[Given material]:
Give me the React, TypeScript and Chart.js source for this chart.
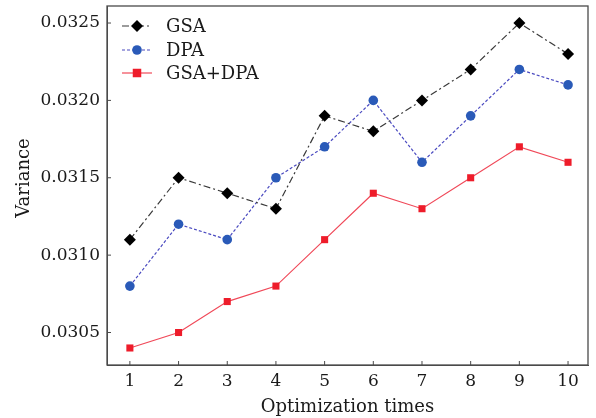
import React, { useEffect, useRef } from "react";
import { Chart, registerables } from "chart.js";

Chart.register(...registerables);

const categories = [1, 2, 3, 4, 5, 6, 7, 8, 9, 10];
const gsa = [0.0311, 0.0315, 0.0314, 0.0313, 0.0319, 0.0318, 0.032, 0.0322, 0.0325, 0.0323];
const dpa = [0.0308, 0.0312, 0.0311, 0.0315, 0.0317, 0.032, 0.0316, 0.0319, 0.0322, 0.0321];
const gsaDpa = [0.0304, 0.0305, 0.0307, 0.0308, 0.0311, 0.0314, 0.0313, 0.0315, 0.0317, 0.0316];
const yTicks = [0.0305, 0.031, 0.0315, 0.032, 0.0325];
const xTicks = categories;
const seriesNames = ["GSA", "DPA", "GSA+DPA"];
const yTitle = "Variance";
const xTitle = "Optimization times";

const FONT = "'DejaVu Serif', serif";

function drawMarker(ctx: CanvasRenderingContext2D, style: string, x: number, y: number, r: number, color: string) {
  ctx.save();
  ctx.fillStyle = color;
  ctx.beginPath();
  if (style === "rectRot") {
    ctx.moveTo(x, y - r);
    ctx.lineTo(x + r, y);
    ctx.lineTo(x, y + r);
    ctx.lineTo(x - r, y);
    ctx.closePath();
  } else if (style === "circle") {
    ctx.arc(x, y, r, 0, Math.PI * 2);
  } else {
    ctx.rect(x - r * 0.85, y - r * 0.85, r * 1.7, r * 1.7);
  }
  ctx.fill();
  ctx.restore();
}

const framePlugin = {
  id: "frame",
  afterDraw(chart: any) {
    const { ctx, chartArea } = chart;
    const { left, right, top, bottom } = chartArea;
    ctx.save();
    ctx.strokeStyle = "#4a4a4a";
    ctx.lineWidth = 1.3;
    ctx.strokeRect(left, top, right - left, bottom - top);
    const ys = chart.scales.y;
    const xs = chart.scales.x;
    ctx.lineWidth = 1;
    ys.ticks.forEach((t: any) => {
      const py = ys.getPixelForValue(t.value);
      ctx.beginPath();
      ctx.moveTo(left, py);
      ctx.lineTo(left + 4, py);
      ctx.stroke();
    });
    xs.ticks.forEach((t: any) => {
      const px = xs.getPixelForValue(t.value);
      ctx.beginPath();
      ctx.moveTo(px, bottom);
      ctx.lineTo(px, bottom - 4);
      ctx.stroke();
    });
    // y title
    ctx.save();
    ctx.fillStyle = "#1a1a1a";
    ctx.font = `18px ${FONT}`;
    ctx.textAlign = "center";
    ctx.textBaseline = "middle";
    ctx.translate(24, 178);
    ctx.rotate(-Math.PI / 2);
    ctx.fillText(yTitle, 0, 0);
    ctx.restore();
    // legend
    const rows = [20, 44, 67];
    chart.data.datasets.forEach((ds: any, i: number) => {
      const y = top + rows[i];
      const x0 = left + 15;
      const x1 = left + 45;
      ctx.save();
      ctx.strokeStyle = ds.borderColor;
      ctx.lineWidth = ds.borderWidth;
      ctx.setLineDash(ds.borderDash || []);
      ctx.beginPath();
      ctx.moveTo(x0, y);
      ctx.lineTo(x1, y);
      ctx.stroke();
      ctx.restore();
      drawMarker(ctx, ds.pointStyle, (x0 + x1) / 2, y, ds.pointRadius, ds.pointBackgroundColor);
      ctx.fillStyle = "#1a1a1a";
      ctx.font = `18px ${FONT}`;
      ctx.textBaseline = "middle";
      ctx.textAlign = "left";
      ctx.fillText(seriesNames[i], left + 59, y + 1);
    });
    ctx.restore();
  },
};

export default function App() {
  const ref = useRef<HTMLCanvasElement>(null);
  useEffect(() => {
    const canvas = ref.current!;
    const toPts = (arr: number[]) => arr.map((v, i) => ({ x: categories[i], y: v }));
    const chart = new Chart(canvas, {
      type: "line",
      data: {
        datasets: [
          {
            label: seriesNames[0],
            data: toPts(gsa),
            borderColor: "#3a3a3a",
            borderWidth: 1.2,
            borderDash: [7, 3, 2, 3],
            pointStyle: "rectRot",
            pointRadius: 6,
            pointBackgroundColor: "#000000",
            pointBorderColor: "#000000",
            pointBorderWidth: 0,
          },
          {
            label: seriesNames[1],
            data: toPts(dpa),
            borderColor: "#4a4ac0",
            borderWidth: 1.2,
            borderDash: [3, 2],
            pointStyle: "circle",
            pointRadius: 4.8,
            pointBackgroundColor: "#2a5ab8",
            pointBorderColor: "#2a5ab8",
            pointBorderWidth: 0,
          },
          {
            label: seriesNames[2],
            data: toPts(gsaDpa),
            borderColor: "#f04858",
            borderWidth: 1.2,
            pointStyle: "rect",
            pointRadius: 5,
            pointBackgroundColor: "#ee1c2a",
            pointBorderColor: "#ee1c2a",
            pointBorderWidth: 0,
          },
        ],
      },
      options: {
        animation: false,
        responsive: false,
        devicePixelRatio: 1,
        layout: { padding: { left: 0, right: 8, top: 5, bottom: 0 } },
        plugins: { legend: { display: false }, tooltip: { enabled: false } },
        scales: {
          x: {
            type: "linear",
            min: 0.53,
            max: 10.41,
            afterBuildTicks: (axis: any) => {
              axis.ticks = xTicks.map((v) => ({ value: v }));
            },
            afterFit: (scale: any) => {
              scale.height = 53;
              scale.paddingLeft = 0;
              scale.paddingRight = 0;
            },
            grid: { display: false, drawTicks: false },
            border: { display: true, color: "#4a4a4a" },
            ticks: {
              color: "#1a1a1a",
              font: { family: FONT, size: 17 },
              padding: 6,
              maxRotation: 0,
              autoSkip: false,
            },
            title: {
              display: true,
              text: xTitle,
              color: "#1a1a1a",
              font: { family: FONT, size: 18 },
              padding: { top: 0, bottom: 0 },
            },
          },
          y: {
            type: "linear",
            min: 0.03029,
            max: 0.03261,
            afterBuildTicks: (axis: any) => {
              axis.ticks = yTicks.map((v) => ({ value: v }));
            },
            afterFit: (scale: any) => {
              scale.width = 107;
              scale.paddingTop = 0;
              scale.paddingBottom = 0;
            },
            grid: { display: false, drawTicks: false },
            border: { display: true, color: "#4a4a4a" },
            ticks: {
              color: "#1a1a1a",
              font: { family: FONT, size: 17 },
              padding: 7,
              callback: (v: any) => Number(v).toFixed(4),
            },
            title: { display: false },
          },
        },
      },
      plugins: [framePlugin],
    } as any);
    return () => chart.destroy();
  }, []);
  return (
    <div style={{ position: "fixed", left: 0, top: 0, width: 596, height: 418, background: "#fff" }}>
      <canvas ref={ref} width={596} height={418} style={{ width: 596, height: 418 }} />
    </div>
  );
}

[Problem to solve]: Restate the whole listing above exactly, except for its images.

[Result]:
Give me the React, TypeScript and Chart.js source for this chart.
import React, { useEffect, useRef } from "react";
import { Chart, registerables } from "chart.js";

Chart.register(...registerables);

const categories = [1, 2, 3, 4, 5, 6, 7, 8, 9, 10];
const gsa = [0.0311, 0.0315, 0.0314, 0.0313, 0.0319, 0.0318, 0.032, 0.0322, 0.0325, 0.0323];
const dpa = [0.0308, 0.0312, 0.0311, 0.0315, 0.0317, 0.032, 0.0316, 0.0319, 0.0322, 0.0321];
const gsaDpa = [0.0304, 0.0305, 0.0307, 0.0308, 0.0311, 0.0314, 0.0313, 0.0315, 0.0317, 0.0316];
const yTicks = [0.0305, 0.031, 0.0315, 0.032, 0.0325];
const xTicks = categories;
const seriesNames = ["GSA", "DPA", "GSA+DPA"];
const yTitle = "Variance";
const xTitle = "Optimization times";

const FONT = "'DejaVu Serif', serif";

function drawMarker(ctx: CanvasRenderingContext2D, style: string, x: number, y: number, r: number, color: string) {
  ctx.save();
  ctx.fillStyle = color;
  ctx.beginPath();
  if (style === "rectRot") {
    ctx.moveTo(x, y - r);
    ctx.lineTo(x + r, y);
    ctx.lineTo(x, y + r);
    ctx.lineTo(x - r, y);
    ctx.closePath();
  } else if (style === "circle") {
    ctx.arc(x, y, r, 0, Math.PI * 2);
  } else {
    ctx.rect(x - r * 0.85, y - r * 0.85, r * 1.7, r * 1.7);
  }
  ctx.fill();
  ctx.restore();
}

const framePlugin = {
  id: "frame",
  afterDraw(chart: any) {
    const { ctx, chartArea } = chart;
    const { left, right, top, bottom } = chartArea;
    ctx.save();
    ctx.strokeStyle = "#4a4a4a";
    ctx.lineWidth = 1.3;
    ctx.strokeRect(left, top, right - left, bottom - top);
    const ys = chart.scales.y;
    const xs = chart.scales.x;
    ctx.lineWidth = 1;
    ys.ticks.forEach((t: any) => {
      const py = ys.getPixelForValue(t.value);
      ctx.beginPath();
      ctx.moveTo(left, py);
      ctx.lineTo(left + 4, py);
      ctx.stroke();
    });
    xs.ticks.forEach((t: any) => {
      const px = xs.getPixelForValue(t.value);
      ctx.beginPath();
      ctx.moveTo(px, bottom);
      ctx.lineTo(px, bottom - 4);
      ctx.stroke();
    });
    // y title
    ctx.save();
    ctx.fillStyle = "#1a1a1a";
    ctx.font = `18px ${FONT}`;
    ctx.textAlign = "center";
    ctx.textBaseline = "middle";
    ctx.translate(24, 178);
    ctx.rotate(-Math.PI / 2);
    ctx.fillText(yTitle, 0, 0);
    ctx.restore();
    // legend
    const rows = [20, 44, 67];
    chart.data.datasets.forEach((ds: any, i: number) => {
      const y = top + rows[i];
      const x0 = left + 15;
      const x1 = left + 45;
      ctx.save();
      ctx.strokeStyle = ds.borderColor;
      ctx.lineWidth = ds.borderWidth;
      ctx.setLineDash(ds.borderDash || []);
      ctx.beginPath();
      ctx.moveTo(x0, y);
      ctx.lineTo(x1, y);
      ctx.stroke();
      ctx.restore();
      drawMarker(ctx, ds.pointStyle, (x0 + x1) / 2, y, ds.pointRadius, ds.pointBackgroundColor);
      ctx.fillStyle = "#1a1a1a";
      ctx.font = `18px ${FONT}`;
      ctx.textBaseline = "middle";
      ctx.textAlign = "left";
      ctx.fillText(seriesNames[i], left + 59, y + 1);
    });
    ctx.restore();
  },
};

export default function App() {
  const ref = useRef<HTMLCanvasElement>(null);
  useEffect(() => {
    const canvas = ref.current!;
    const toPts = (arr: number[]) => arr.map((v, i) => ({ x: categories[i], y: v }));
    const chart = new Chart(canvas, {
      type: "line",
      data: {
        datasets: [
          {
            label: seriesNames[0],
            data: toPts(gsa),
            borderColor: "#3a3a3a",
            borderWidth: 1.2,
            borderDash: [7, 3, 2, 3],
            pointStyle: "rectRot",
            pointRadius: 6,
            pointBackgroundColor: "#000000",
            pointBorderColor: "#000000",
            pointBorderWidth: 0,
          },
          {
            label: seriesNames[1],
            data: toPts(dpa),
            borderColor: "#4a4ac0",
            borderWidth: 1.2,
            borderDash: [3, 2],
            pointStyle: "circle",
            pointRadius: 4.8,
            pointBackgroundColor: "#2a5ab8",
            pointBorderColor: "#2a5ab8",
            pointBorderWidth: 0,
          },
          {
            label: seriesNames[2],
            data: toPts(gsaDpa),
            borderColor: "#f04858",
            borderWidth: 1.2,
            pointStyle: "rect",
            pointRadius: 5,
            pointBackgroundColor: "#ee1c2a",
            pointBorderColor: "#ee1c2a",
            pointBorderWidth: 0,
          },
        ],
      },
      options: {
        animation: false,
        responsive: false,
        devicePixelRatio: 1,
        layout: { padding: { left: 0, right: 8, top: 5, bottom: 0 } },
        plugins: { legend: { display: false }, tooltip: { enabled: false } },
        scales: {
          x: {
            type: "linear",
            min: 0.53,
            max: 10.41,
            afterBuildTicks: (axis: any) => {
              axis.ticks = xTicks.map((v) => ({ value: v }));
            },
            afterFit: (scale: any) => {
              scale.height = 53;
              scale.paddingLeft = 0;
              scale.paddingRight = 0;
            },
            grid: { display: false, drawTicks: false },
            border: { display: true, color: "#4a4a4a" },
            ticks: {
              color: "#1a1a1a",
              font: { family: FONT, size: 17 },
              padding: 6,
              maxRotation: 0,
              autoSkip: false,
            },
            title: {
              display: true,
              text: xTitle,
              color: "#1a1a1a",
              font: { family: FONT, size: 18 },
              padding: { top: 0, bottom: 0 },
            },
          },
          y: {
            type: "linear",
            min: 0.03029,
            max: 0.03261,
            afterBuildTicks: (axis: any) => {
              axis.ticks = yTicks.map((v) => ({ value: v }));
            },
            afterFit: (scale: any) => {
              scale.width = 107;
              scale.paddingTop = 0;
              scale.paddingBottom = 0;
            },
            grid: { display: false, drawTicks: false },
            border: { display: true, color: "#4a4a4a" },
            ticks: {
              color: "#1a1a1a",
              font: { family: FONT, size: 17 },
              padding: 7,
              callback: (v: any) => Number(v).toFixed(4),
            },
            title: { display: false },
          },
        },
      },
      plugins: [framePlugin],
    } as any);
    return () => chart.destroy();
  }, []);
  return (
    <div style={{ position: "fixed", left: 0, top: 0, width: 596, height: 418, background: "#fff" }}>
      <canvas ref={ref} width={596} height={418} style={{ width: 596, height: 418 }} />
    </div>
  );
}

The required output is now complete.